Dans la sphère familiale, la femme n’est donc pas encore libre de sa destinée. Mais le problème majeur se pose pour les cas d’abus sexuels. « Est-ce normal qu’une mineure abusée sexuellement soit contrainte d’épouser son violeur pour « régler le problème » plutôt que de le traduire en justice ? » s’indigne une militante des droits des femmes. « Il faudra également poursuivre les fraudeurs pour polygamie dans le mariage avec une mineure ». Cependant, la polygamie paraît s’inscrire en retrait. Sa part dans les mariages se stabilise, selon le ministère de la Justice, autour de 0,3% et s’affiche en baisse de 3,57% entre 2005 et 2006. Mais, bon nombre de cas ne fondent leur décision de se remarier que sur leur capacité financière en négligeant les autres éléments.

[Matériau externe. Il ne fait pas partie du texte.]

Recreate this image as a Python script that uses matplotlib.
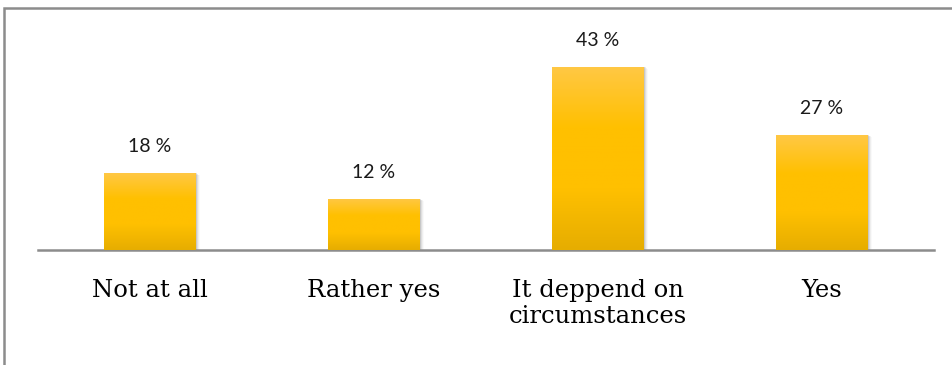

Par ailleurs, le partage des biens en cas de divorce ou de décès est sujet à discussion. La plupart des femmes ne demandent pas le droit du partage des biens car elle ne sont pas informées. Même la sensibilisation autour de cette question est quasiment absente, ainsi que l’implication des adouls. « Pourtant, l’article 49 est en soi une révolution quant à ses implications économiques puisqu’il reconnaît le travail au foyer en tant que composante des fonds de la famille », explique Azirae. Mais il est incomplet puisqu’il ne définit pas les critères pour évaluer le travail domestique et l’éducation des enfants.
D’où la difficulté d’estimer la compensation financière. Quant aux pensions alimentaires, les plaintes liées à la question arrivent au premier rang : lenteur du jugement dû au grand nombre de plaintes, non-réception par le mari de la notification de présence, difficulté de la procédure surtout dans les campagnes, montants dérisoires… Par ailleurs, certains maris demandent l’application de la réintégration du domicile conjugal sans que les juges ne s’assurent que ce peut être un moyen pour le mari de ne pas payer la pension.
Ou ils préfèrent aller en prison plutôt que de l’octroyer. « Ce qu’on recommande, c’est d’endosser la responsabilité au parquet général pour faire venir celui qui évite les séances de décision », réclame Azirae. Mais aussi que la pension doit continuer à être versée même dans le cas où l’épouse refuse de réintégrer le domicile conjugal.
Enfin, et non des moindres, la filiation paternelle en dehors de l’institution du mariage est difficile à attester. A cause d’une part, du coût élevé de l’expertise ADN (3.000 DH), et d’autre part, de l’incapacité d’attester dans le cas du refus du père de s’y conformer. Même si ce refus est en principe considéré comme preuve confirmant la filiation. Autant d’aberrations sur lesquelles il serait grand temps de se pencher. Et la liste est encore bien longue.